At the same time, Kenya’s commitments in regional trade deals mean East Africa’s largest economy might find it difficult to gain support for the trade pact. 

The African Continental Free Trade Agreement (AfCFTA) came into force on January 1, 2021, and Kenya is among the countries that are pushing for the fast-tracking of its implementation. 

While previous efforts to grow intra-African trade have yielded little fruit, the country’s business community says the prevailing conditions give AfCTFA a higher chance of success.

“We are in a different time,” explained Kepsa’s Nesbitt.

“You are seeing a lot of nationalism growing as opposed to globalism, and former president Trump was the biggest proponent of unwinding globalisation.” 

He said governments in Africa will need to remove the layers of bureaucracy that undermine innovation ecosystems to build internal capacity and cut reliance on external actors. 

“The sentiment I hear a lot across Africa from and the new political and business leaders is that we must have home-grown solutions to home-generated problems,” said Nesbitt. 

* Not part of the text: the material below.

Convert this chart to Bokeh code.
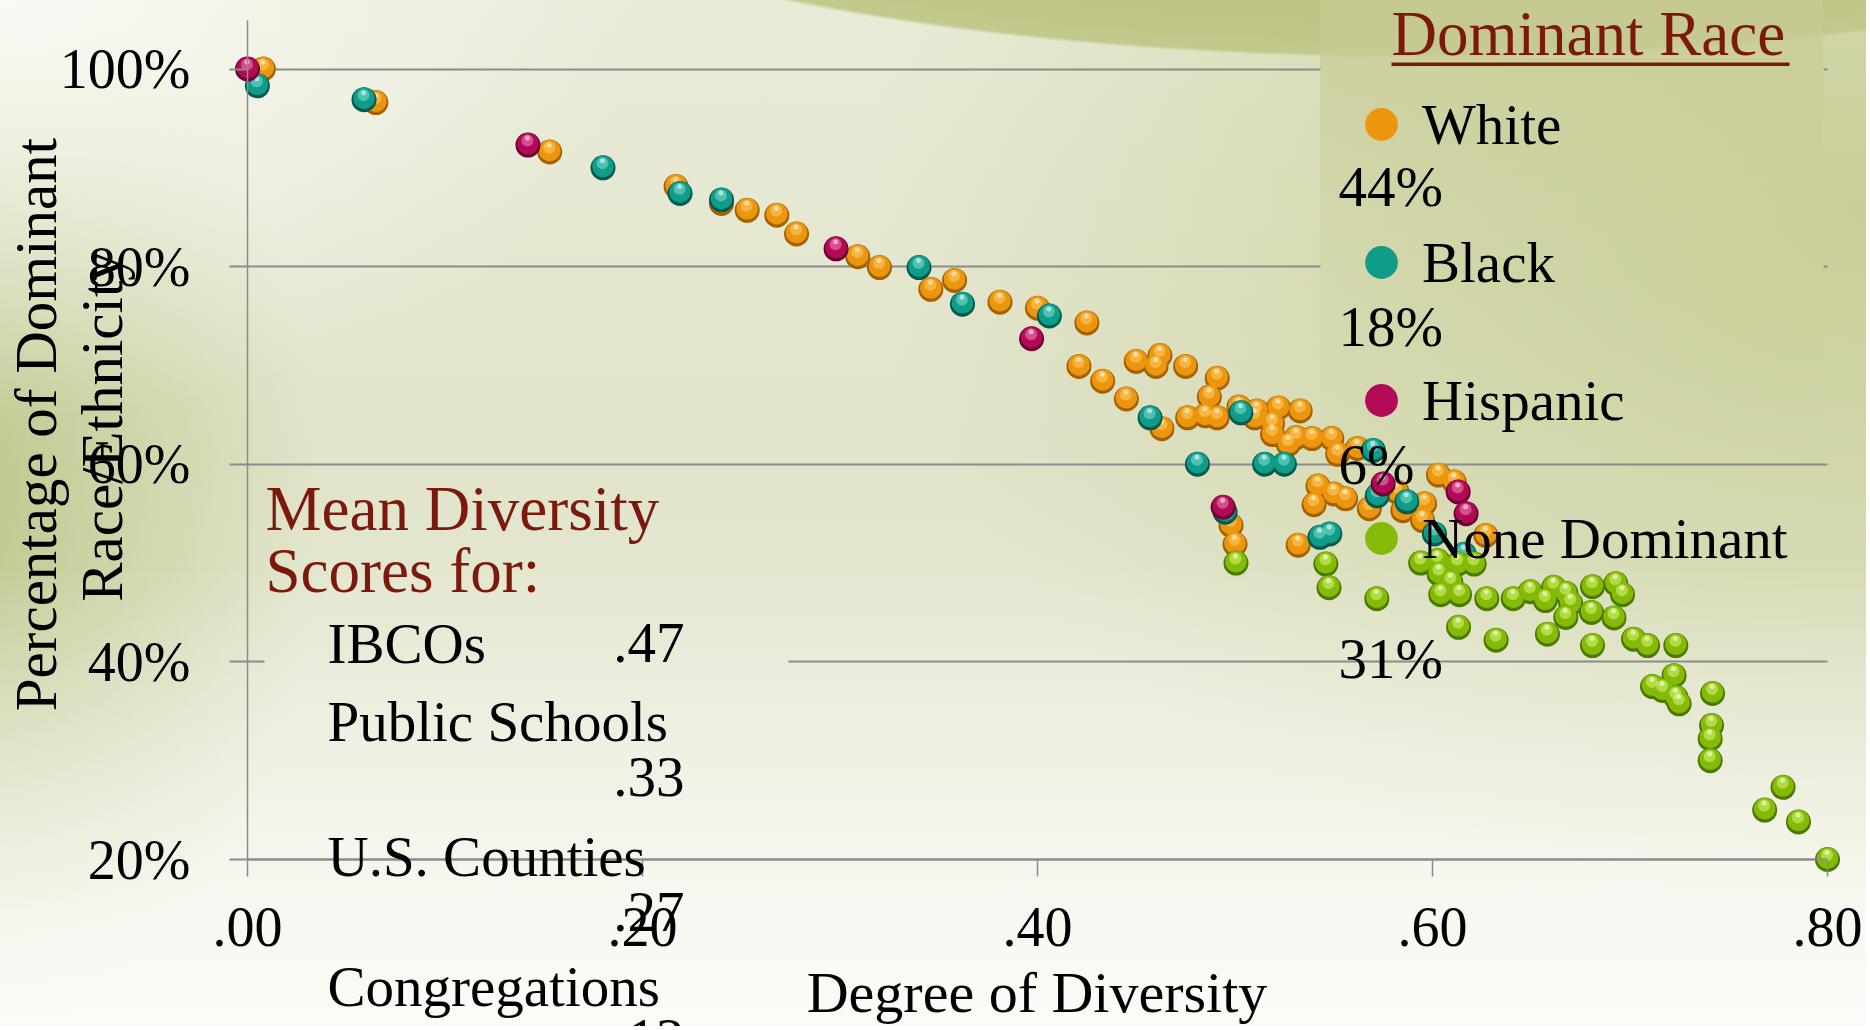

“We now have a framework for trade across Africa, and many of the changes that need to happen have to be ratified by the respective parliaments, and we are pushing for these changes in policy to be made,” he said. 

Nesbitt further said countries across Africa are further setting up physical and digital infrastructure to expand linkages between member states in the AfCFTA

“We are seeing road and rail infrastructure projects happening in countries like Kenya, Zambia, Tanzania,” he explained.

“There is also a big conversation about open skies across Africa and we are building ports.” 

Nesbitt says that this, coupled with the undersea fibre projects linking countries to high-speed Internet indicates that Africa’s governments and private sector is setting up the foundation for the success of AfCTFA.